_WHAT IS BEING ASKED_.
Only lines with the word "this" are needed; collect each of them from the listing below.

---------- DATASET CONTENT ----------

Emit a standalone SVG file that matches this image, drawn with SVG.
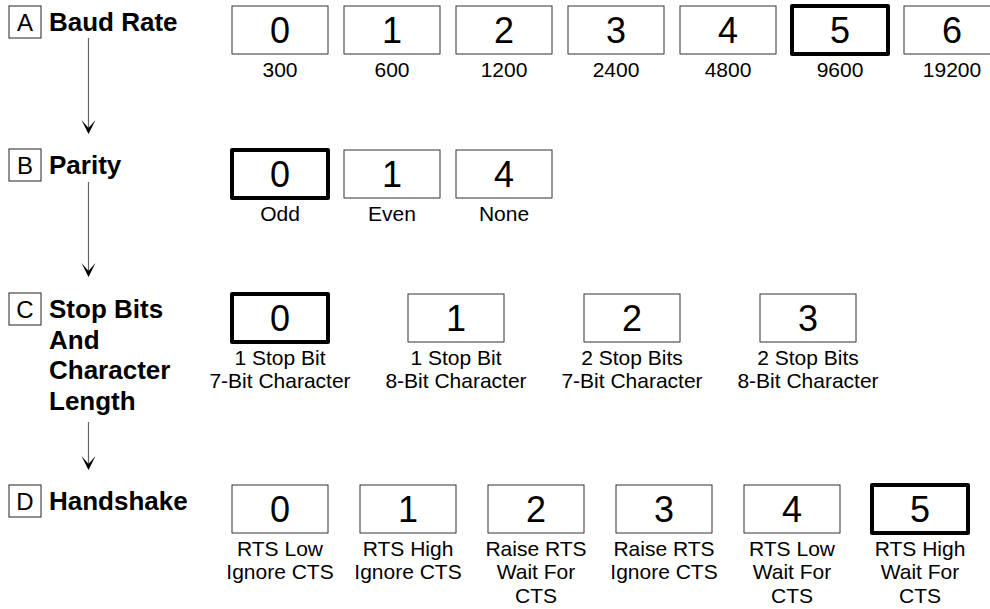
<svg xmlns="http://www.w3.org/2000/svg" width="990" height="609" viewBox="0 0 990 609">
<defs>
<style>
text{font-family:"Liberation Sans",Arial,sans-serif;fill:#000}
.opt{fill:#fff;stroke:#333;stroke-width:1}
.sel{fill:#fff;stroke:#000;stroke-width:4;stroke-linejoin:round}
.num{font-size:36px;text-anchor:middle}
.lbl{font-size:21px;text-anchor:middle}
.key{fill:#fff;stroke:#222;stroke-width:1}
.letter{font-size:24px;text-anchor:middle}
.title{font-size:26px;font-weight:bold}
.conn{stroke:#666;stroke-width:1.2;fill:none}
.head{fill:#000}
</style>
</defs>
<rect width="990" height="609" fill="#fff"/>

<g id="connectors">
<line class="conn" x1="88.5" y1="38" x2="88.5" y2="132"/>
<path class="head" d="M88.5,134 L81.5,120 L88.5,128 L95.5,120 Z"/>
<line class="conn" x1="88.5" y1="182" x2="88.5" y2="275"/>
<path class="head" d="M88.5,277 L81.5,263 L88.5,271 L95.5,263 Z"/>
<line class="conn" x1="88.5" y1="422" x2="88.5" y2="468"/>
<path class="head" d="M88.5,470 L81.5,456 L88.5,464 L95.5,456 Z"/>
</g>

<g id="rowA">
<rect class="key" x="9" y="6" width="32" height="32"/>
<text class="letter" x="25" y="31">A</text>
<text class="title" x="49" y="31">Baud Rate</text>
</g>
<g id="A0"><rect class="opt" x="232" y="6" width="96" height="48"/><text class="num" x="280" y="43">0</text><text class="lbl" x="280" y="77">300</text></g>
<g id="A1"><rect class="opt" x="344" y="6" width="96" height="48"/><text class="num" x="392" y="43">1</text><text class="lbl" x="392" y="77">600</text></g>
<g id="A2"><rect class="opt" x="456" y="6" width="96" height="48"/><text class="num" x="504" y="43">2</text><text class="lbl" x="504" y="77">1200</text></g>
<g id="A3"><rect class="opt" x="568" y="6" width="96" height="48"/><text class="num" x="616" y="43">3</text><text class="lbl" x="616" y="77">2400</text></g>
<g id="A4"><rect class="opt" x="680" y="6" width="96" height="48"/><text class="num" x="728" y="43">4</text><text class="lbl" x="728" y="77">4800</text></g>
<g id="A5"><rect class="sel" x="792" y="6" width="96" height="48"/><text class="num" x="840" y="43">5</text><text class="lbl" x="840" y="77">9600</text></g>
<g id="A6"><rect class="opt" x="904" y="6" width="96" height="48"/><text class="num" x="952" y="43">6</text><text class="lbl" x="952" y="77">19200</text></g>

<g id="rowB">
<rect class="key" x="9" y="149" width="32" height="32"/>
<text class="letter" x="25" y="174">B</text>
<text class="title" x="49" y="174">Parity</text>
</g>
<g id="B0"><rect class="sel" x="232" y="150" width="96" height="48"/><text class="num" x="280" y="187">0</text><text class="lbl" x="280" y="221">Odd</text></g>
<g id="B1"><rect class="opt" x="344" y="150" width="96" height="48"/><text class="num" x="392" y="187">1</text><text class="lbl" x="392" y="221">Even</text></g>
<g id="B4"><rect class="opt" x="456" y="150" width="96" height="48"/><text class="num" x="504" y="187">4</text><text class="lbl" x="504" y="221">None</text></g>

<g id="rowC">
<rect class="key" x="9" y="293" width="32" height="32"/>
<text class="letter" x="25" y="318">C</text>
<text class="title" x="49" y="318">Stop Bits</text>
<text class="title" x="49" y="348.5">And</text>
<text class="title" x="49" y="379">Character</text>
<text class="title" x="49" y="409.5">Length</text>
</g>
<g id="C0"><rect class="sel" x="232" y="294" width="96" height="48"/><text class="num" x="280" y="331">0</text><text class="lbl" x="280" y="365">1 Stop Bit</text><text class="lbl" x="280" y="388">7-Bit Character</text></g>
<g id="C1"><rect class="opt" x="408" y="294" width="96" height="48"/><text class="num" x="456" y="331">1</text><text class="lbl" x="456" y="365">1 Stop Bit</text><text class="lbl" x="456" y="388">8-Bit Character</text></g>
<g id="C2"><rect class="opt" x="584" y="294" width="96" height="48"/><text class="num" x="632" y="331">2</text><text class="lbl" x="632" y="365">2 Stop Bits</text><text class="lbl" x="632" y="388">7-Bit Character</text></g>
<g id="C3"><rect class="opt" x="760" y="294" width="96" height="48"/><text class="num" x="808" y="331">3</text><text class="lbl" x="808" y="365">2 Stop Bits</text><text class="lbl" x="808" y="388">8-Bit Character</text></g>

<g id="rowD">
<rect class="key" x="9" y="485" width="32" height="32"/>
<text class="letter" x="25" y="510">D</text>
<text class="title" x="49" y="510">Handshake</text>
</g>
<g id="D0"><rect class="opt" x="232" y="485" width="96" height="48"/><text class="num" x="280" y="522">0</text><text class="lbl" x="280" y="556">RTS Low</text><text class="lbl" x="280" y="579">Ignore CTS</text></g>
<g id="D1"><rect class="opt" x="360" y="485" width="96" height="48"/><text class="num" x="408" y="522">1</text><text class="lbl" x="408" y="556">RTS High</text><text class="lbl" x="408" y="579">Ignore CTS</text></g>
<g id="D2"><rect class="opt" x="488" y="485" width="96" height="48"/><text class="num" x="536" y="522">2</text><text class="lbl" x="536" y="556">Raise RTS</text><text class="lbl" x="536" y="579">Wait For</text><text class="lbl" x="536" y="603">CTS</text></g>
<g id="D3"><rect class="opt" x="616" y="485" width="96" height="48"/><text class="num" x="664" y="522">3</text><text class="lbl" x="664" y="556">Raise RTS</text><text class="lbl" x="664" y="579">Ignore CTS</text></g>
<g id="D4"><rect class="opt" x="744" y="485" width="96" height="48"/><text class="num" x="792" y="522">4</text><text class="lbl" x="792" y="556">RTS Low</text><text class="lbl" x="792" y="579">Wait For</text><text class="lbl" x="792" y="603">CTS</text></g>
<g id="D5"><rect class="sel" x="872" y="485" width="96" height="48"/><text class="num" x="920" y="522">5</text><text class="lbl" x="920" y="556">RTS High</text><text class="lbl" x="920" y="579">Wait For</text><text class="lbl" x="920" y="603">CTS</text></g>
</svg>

----------
---------- DATASET CONTENT ----------

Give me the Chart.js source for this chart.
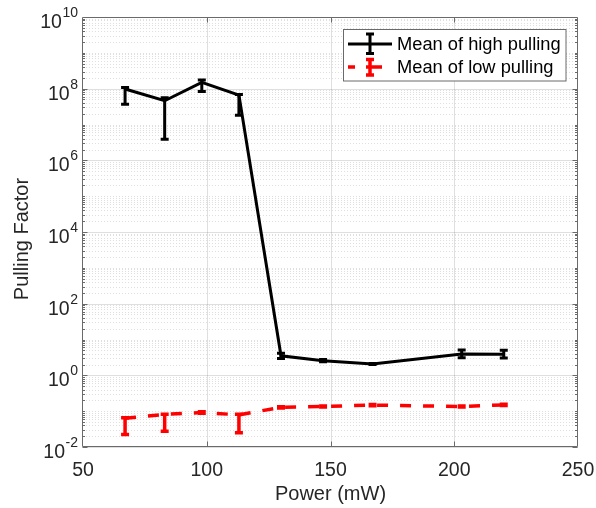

----------

_COMPLETE OUTPUT_.
Emit a standalone SVG file that matches this image, drawn with SVG.
Give me the Chart.js source for this chart.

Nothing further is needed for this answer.